Thomas–Rasset highlights that if the recording companies had sued her based on infringement of 1,000 copyrighted recordings instead of the twenty-four recordings that they selected, then an award of $9,250 per song would have resulted in a total award of $9,250,000. Because that hypothetical award would be obviously excessive and unreasonable, she reasons, an award of $222,000 based on the same amount per song must likewise be invalid. Whatever the constitutionality of the hypothetical award, we disagree that the validity of the lesser amount sought here depends on whether the Due Process Clause would permit the extrapolated award that she posits.
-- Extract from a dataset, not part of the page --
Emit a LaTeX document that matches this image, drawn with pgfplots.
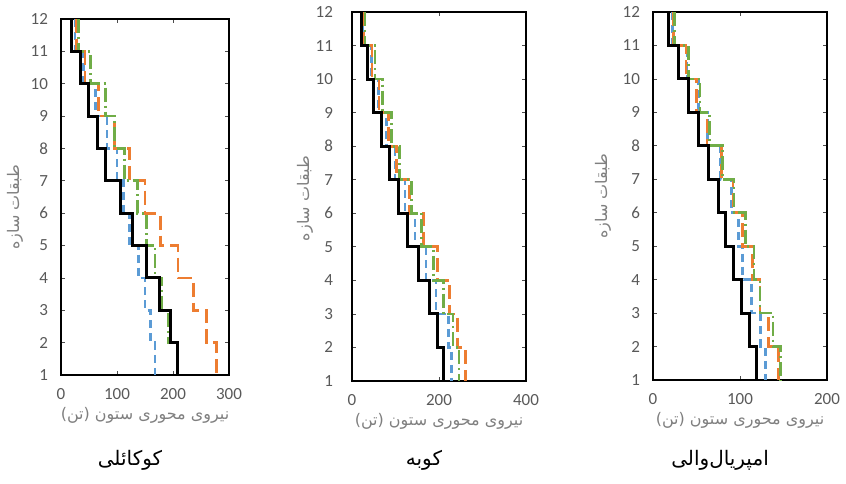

The absolute amount of the award, not just the amount per violation, is relevant to whether the award is “so severe and oppressive as to be wholly disproportioned to the offense and obviously unreasonable.” Williams, 251 U.S. at 67, 40 S.Ct. 71. The recording companies here opted to sue over twenty-four recordings. If they had sued over 1,000 recordings, then a finder of fact may well have considered the number of recordings and the proportionality of the total award as factors in determining where within the range to assess the statutory damages. If and when a jury returns a multi-million dollar award for noncommercial online copyright infringement, then there will be time enough to consider it.
* * *
For the foregoing reasons, we conclude that the recording companies are entitled to the remedies that they seek on appeal. The judgment of the district court is vacated, and the case is remanded with directions to enter a judgment for damages in the amount of $222,000, and to include an injunction that precludes Thomas–Rasset from making any of the plaintiffs' recordings available for distribution to the public through an online media distribution system.